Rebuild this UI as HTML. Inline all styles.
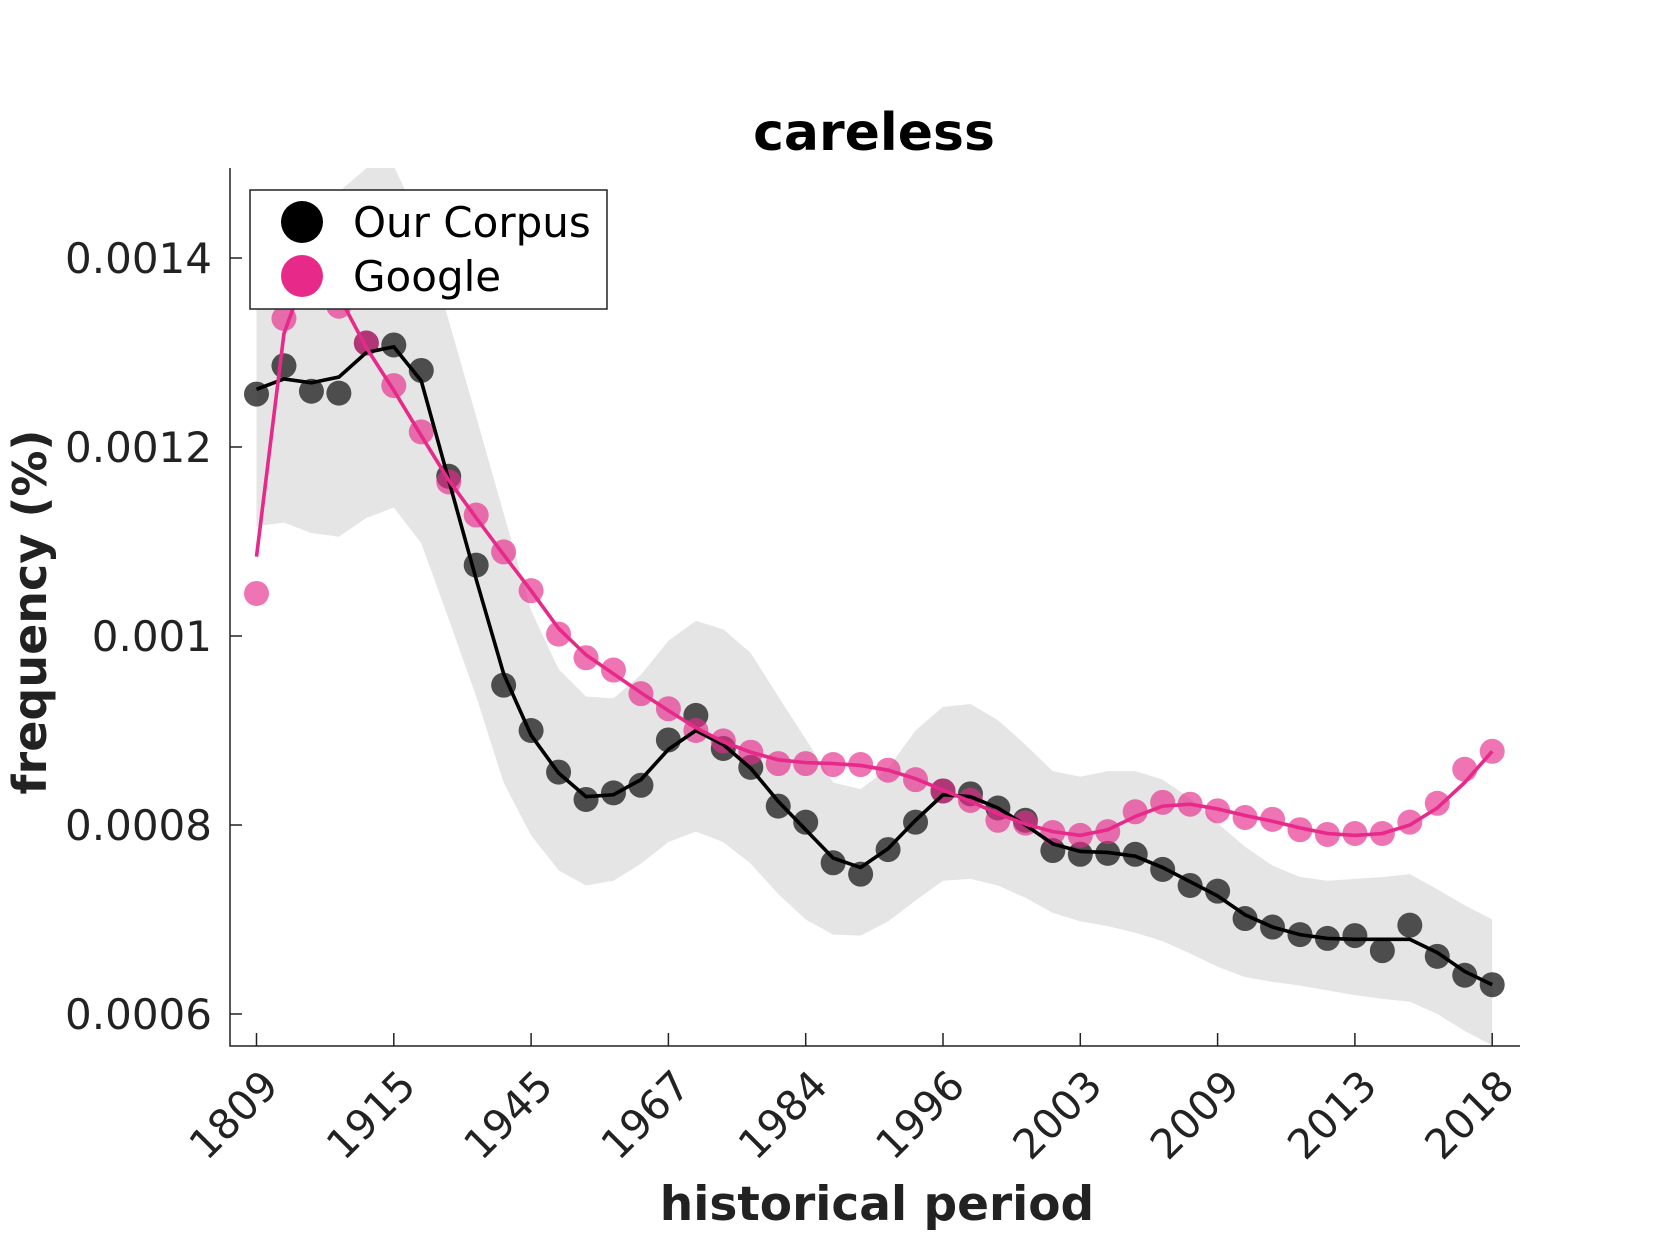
<!DOCTYPE html>
<html><head><meta charset="utf-8"><style>
html,body{margin:0;padding:0;background:#fff;}
svg{display:block;font-family:"DejaVu Sans","Liberation Sans",sans-serif;}
</style></head><body>
<svg id="chart" width="1680" height="1260" viewBox="0 0 1680 1260" xmlns="http://www.w3.org/2000/svg">
<defs><clipPath id="clip"><rect x="230" y="168" width="1290" height="878"/></clipPath></defs>
<text x="874" y="150" text-anchor="middle" font-size="52" font-weight="bold" fill="#000">careless</text>
<g id="band" clip-path="url(#clip)"></g>
<g id="series" clip-path="url(#clip)"></g>
<g id="axes"></g>
<text x="877" y="1220" text-anchor="middle" font-size="47" font-weight="bold" fill="#222">historical period</text>
<text transform="translate(46,612) rotate(-90)" text-anchor="middle" font-size="46" font-weight="bold" fill="#222">frequency (%)</text>
<g>
<rect x="250" y="190" width="357" height="119" fill="#fff" stroke="#222" stroke-width="1.5"/>
<circle cx="302" cy="222" r="21" fill="#000"/>
<text x="353" y="237" font-size="42" fill="#000">Our Corpus</text>
<circle cx="302" cy="276" r="21" fill="#e7298a"/>
<text x="353" y="291" font-size="42" fill="#000">Google</text>
</g>
</svg>
<script>
const tickLabels = ["1809","1915","1945","1967","1984","1996","2003","2009","2013","2018"];
const yTicks = [0.0006,0.0008,0.001,0.0012,0.0014];
const yTickLabels = ["0.0006","0.0008","0.001","0.0012","0.0014"];
const corpusDots = [0.001256,0.001286,0.001259,0.001257,0.001310,0.001308,0.001281,0.001169,0.001075,0.000948,0.000900,0.000856,0.000827,0.000834,0.000842,0.000890,0.000916,0.000881,0.000861,0.000820,0.000803,0.000760,0.000748,0.000774,0.000803,0.000836,0.000833,0.000818,0.000805,0.000773,0.000769,0.000770,0.000769,0.000753,0.000736,0.000730,0.000701,0.000692,0.000684,0.000680,0.000683,0.000667,0.000694,0.000661,0.000641,0.000631];
const corpusFit = [0.001261,0.001272,0.001268,0.001274,0.001300,0.001306,0.001270,0.001165,0.001060,0.000960,0.000895,0.000855,0.000830,0.000832,0.000848,0.000880,0.000900,0.000885,0.000860,0.000825,0.000795,0.000765,0.000755,0.000775,0.000805,0.000832,0.000830,0.000818,0.000800,0.000780,0.000772,0.000771,0.000767,0.000755,0.000740,0.000725,0.000705,0.000692,0.000684,0.000680,0.000679,0.000679,0.000679,0.000665,0.000645,0.000631];
const googleDots = [0.001045,0.001336,0.001410,0.001349,0.001310,0.001265,0.001216,0.001163,0.001128,0.001089,0.001048,0.001002,0.000977,0.000964,0.000939,0.000923,0.000900,0.000889,0.000877,0.000865,0.000865,0.000864,0.000864,0.000858,0.000848,0.000836,0.000826,0.000805,0.000802,0.000792,0.000789,0.000793,0.000814,0.000824,0.000822,0.000815,0.000808,0.000806,0.000795,0.000790,0.000791,0.000791,0.000803,0.000823,0.000859,0.000878];
const googleFit = [0.001084,0.001320,0.001400,0.001360,0.001305,0.001260,0.001212,0.001165,0.001125,0.001086,0.001048,0.001008,0.000980,0.000960,0.000940,0.000921,0.000903,0.000888,0.000877,0.000869,0.000866,0.000865,0.000863,0.000858,0.000849,0.000837,0.000825,0.000812,0.000801,0.000793,0.000789,0.000795,0.000809,0.000820,0.000822,0.000817,0.000810,0.000804,0.000797,0.000791,0.000789,0.000791,0.000800,0.000818,0.000845,0.000878];
const bandUpper = [0.001345,0.001391,0.001431,0.00147,0.001495,0.001497,0.001436,0.001334,0.001232,0.00113,0.001027,0.000965,0.000936,0.000934,0.000959,0.000995,0.001016,0.001007,0.000982,0.000936,0.000891,0.000845,0.000838,0.00086,0.0009,0.000925,0.000928,0.000911,0.000885,0.000857,0.000851,0.000857,0.000857,0.000848,0.000828,0.000802,0.000777,0.000757,0.000745,0.000741,0.000743,0.000745,0.000748,0.000732,0.000715,0.0007];
const bandLower = [0.001116,0.00112,0.001109,0.001105,0.001125,0.001136,0.001098,0.001018,0.000936,0.000845,0.000789,0.000752,0.000736,0.000741,0.000759,0.000782,0.000793,0.000782,0.000759,0.000727,0.0007,0.000684,0.000683,0.000698,0.00072,0.000741,0.000743,0.000736,0.000723,0.000707,0.000698,0.000693,0.000686,0.000677,0.000664,0.00065,0.000639,0.000634,0.00063,0.000625,0.00062,0.000616,0.000613,0.0006,0.000582,0.000567];

const NS = "http://www.w3.org/2000/svg";
const X0 = 256.5, DX = 27.46;
function xs(i){ return X0 + i*DX; }
function ys(v){ return 636 - (v - 0.001)*945000; }
function mk(tag, attrs, parent){ const e=document.createElementNS(NS,tag); for(const k in attrs) e.setAttribute(k,attrs[k]); parent.appendChild(e); return e; }

const band = document.getElementById('band');
let d = bandUpper.map((v,i)=>(i?'L':'M')+xs(i).toFixed(1)+','+ys(v).toFixed(1)).join(' ');
for(let i=bandLower.length-1;i>=0;i--) d += ' L'+xs(i).toFixed(1)+','+ys(bandLower[i]).toFixed(1);
const bp = mk('path',{d:d+' Z',fill:'#e5e5e5'},band);



const series = document.getElementById('series');
const gC = mk('g',{},series);


corpusDots.forEach((v,i)=>{
  const c = mk('circle',{cx:xs(i),cy:ys(v),r:12.5,fill:'#333','fill-opacity':0.85},gC);
  
  
});
const gG = mk('g',{},series);


googleDots.forEach((v,i)=>{
  const c = mk('circle',{cx:xs(i),cy:ys(v),r:12.5,fill:'#e7298a','fill-opacity':0.65},gG);
  
  
});
const lc = mk('polyline',{points:corpusFit.map((v,i)=>xs(i)+','+ys(v)).join(' '),fill:'none',stroke:'#000','stroke-width':3.6},series);


const lg = mk('polyline',{points:googleFit.map((v,i)=>xs(i)+','+ys(v)).join(' '),fill:'none',stroke:'#e7298a','stroke-width':3.6},series);



const axes = document.getElementById('axes');
mk('path',{d:'M230,168 L230,1046 L1520,1046',fill:'none',stroke:'#222','stroke-width':1.5},axes);
yTicks.forEach((v,i)=>{
  const y = ys(v);
  mk('line',{x1:230,y1:y,x2:242,y2:y,stroke:'#222','stroke-width':1.5},axes);
  const t = mk('text',{x:212,y:y+15,'text-anchor':'end','font-size':42,fill:'#222'},axes);
  t.textContent = yTickLabels[i];
  
  
});
tickLabels.forEach((lab,k)=>{
  const x = xs(k*5);
  mk('line',{x1:x,y1:1046,x2:x,y2:1033,stroke:'#222','stroke-width':1.5},axes);
  const t = mk('text',{x:0,y:0,'text-anchor':'end','font-size':41,fill:'#222',transform:'translate('+(x+24)+',1088) rotate(-45)'},axes);
  t.textContent = lab;
  
  
});
</script>
</body></html>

What you are asked to do: Copy out the data above exactly, except the pictures.

Answer to the task:
Rebuild this UI as HTML. Inline all styles.
<!DOCTYPE html>
<html><head><meta charset="utf-8"><style>
html,body{margin:0;padding:0;background:#fff;}
svg{display:block;font-family:"DejaVu Sans","Liberation Sans",sans-serif;}
</style></head><body>
<svg id="chart" width="1680" height="1260" viewBox="0 0 1680 1260" xmlns="http://www.w3.org/2000/svg">
<defs><clipPath id="clip"><rect x="230" y="168" width="1290" height="878"/></clipPath></defs>
<text x="874" y="150" text-anchor="middle" font-size="52" font-weight="bold" fill="#000">careless</text>
<g id="band" clip-path="url(#clip)"></g>
<g id="series" clip-path="url(#clip)"></g>
<g id="axes"></g>
<text x="877" y="1220" text-anchor="middle" font-size="47" font-weight="bold" fill="#222">historical period</text>
<text transform="translate(46,612) rotate(-90)" text-anchor="middle" font-size="46" font-weight="bold" fill="#222">frequency (%)</text>
<g>
<rect x="250" y="190" width="357" height="119" fill="#fff" stroke="#222" stroke-width="1.5"/>
<circle cx="302" cy="222" r="21" fill="#000"/>
<text x="353" y="237" font-size="42" fill="#000">Our Corpus</text>
<circle cx="302" cy="276" r="21" fill="#e7298a"/>
<text x="353" y="291" font-size="42" fill="#000">Google</text>
</g>
</svg>
<script>
const tickLabels = ["1809","1915","1945","1967","1984","1996","2003","2009","2013","2018"];
const yTicks = [0.0006,0.0008,0.001,0.0012,0.0014];
const yTickLabels = ["0.0006","0.0008","0.001","0.0012","0.0014"];
const corpusDots = [0.001256,0.001286,0.001259,0.001257,0.001310,0.001308,0.001281,0.001169,0.001075,0.000948,0.000900,0.000856,0.000827,0.000834,0.000842,0.000890,0.000916,0.000881,0.000861,0.000820,0.000803,0.000760,0.000748,0.000774,0.000803,0.000836,0.000833,0.000818,0.000805,0.000773,0.000769,0.000770,0.000769,0.000753,0.000736,0.000730,0.000701,0.000692,0.000684,0.000680,0.000683,0.000667,0.000694,0.000661,0.000641,0.000631];
const corpusFit = [0.001261,0.001272,0.001268,0.001274,0.001300,0.001306,0.001270,0.001165,0.001060,0.000960,0.000895,0.000855,0.000830,0.000832,0.000848,0.000880,0.000900,0.000885,0.000860,0.000825,0.000795,0.000765,0.000755,0.000775,0.000805,0.000832,0.000830,0.000818,0.000800,0.000780,0.000772,0.000771,0.000767,0.000755,0.000740,0.000725,0.000705,0.000692,0.000684,0.000680,0.000679,0.000679,0.000679,0.000665,0.000645,0.000631];
const googleDots = [0.001045,0.001336,0.001410,0.001349,0.001310,0.001265,0.001216,0.001163,0.001128,0.001089,0.001048,0.001002,0.000977,0.000964,0.000939,0.000923,0.000900,0.000889,0.000877,0.000865,0.000865,0.000864,0.000864,0.000858,0.000848,0.000836,0.000826,0.000805,0.000802,0.000792,0.000789,0.000793,0.000814,0.000824,0.000822,0.000815,0.000808,0.000806,0.000795,0.000790,0.000791,0.000791,0.000803,0.000823,0.000859,0.000878];
const googleFit = [0.001084,0.001320,0.001400,0.001360,0.001305,0.001260,0.001212,0.001165,0.001125,0.001086,0.001048,0.001008,0.000980,0.000960,0.000940,0.000921,0.000903,0.000888,0.000877,0.000869,0.000866,0.000865,0.000863,0.000858,0.000849,0.000837,0.000825,0.000812,0.000801,0.000793,0.000789,0.000795,0.000809,0.000820,0.000822,0.000817,0.000810,0.000804,0.000797,0.000791,0.000789,0.000791,0.000800,0.000818,0.000845,0.000878];
const bandUpper = [0.001345,0.001391,0.001431,0.00147,0.001495,0.001497,0.001436,0.001334,0.001232,0.00113,0.001027,0.000965,0.000936,0.000934,0.000959,0.000995,0.001016,0.001007,0.000982,0.000936,0.000891,0.000845,0.000838,0.00086,0.0009,0.000925,0.000928,0.000911,0.000885,0.000857,0.000851,0.000857,0.000857,0.000848,0.000828,0.000802,0.000777,0.000757,0.000745,0.000741,0.000743,0.000745,0.000748,0.000732,0.000715,0.0007];
const bandLower = [0.001116,0.00112,0.001109,0.001105,0.001125,0.001136,0.001098,0.001018,0.000936,0.000845,0.000789,0.000752,0.000736,0.000741,0.000759,0.000782,0.000793,0.000782,0.000759,0.000727,0.0007,0.000684,0.000683,0.000698,0.00072,0.000741,0.000743,0.000736,0.000723,0.000707,0.000698,0.000693,0.000686,0.000677,0.000664,0.00065,0.000639,0.000634,0.00063,0.000625,0.00062,0.000616,0.000613,0.0006,0.000582,0.000567];

const NS = "http://www.w3.org/2000/svg";
const X0 = 256.5, DX = 27.46;
function xs(i){ return X0 + i*DX; }
function ys(v){ return 636 - (v - 0.001)*945000; }
function mk(tag, attrs, parent){ const e=document.createElementNS(NS,tag); for(const k in attrs) e.setAttribute(k,attrs[k]); parent.appendChild(e); return e; }

const band = document.getElementById('band');
let d = bandUpper.map((v,i)=>(i?'L':'M')+xs(i).toFixed(1)+','+ys(v).toFixed(1)).join(' ');
for(let i=bandLower.length-1;i>=0;i--) d += ' L'+xs(i).toFixed(1)+','+ys(bandLower[i]).toFixed(1);
const bp = mk('path',{d:d+' Z',fill:'#e5e5e5'},band);



const series = document.getElementById('series');
const gC = mk('g',{},series);


corpusDots.forEach((v,i)=>{
  const c = mk('circle',{cx:xs(i),cy:ys(v),r:12.5,fill:'#333','fill-opacity':0.85},gC);
  
  
});
const gG = mk('g',{},series);


googleDots.forEach((v,i)=>{
  const c = mk('circle',{cx:xs(i),cy:ys(v),r:12.5,fill:'#e7298a','fill-opacity':0.65},gG);
  
  
});
const lc = mk('polyline',{points:corpusFit.map((v,i)=>xs(i)+','+ys(v)).join(' '),fill:'none',stroke:'#000','stroke-width':3.6},series);


const lg = mk('polyline',{points:googleFit.map((v,i)=>xs(i)+','+ys(v)).join(' '),fill:'none',stroke:'#e7298a','stroke-width':3.6},series);



const axes = document.getElementById('axes');
mk('path',{d:'M230,168 L230,1046 L1520,1046',fill:'none',stroke:'#222','stroke-width':1.5},axes);
yTicks.forEach((v,i)=>{
  const y = ys(v);
  mk('line',{x1:230,y1:y,x2:242,y2:y,stroke:'#222','stroke-width':1.5},axes);
  const t = mk('text',{x:212,y:y+15,'text-anchor':'end','font-size':42,fill:'#222'},axes);
  t.textContent = yTickLabels[i];
  
  
});
tickLabels.forEach((lab,k)=>{
  const x = xs(k*5);
  mk('line',{x1:x,y1:1046,x2:x,y2:1033,stroke:'#222','stroke-width':1.5},axes);
  const t = mk('text',{x:0,y:0,'text-anchor':'end','font-size':41,fill:'#222',transform:'translate('+(x+24)+',1088) rotate(-45)'},axes);
  t.textContent = lab;
  
  
});
</script>
</body></html>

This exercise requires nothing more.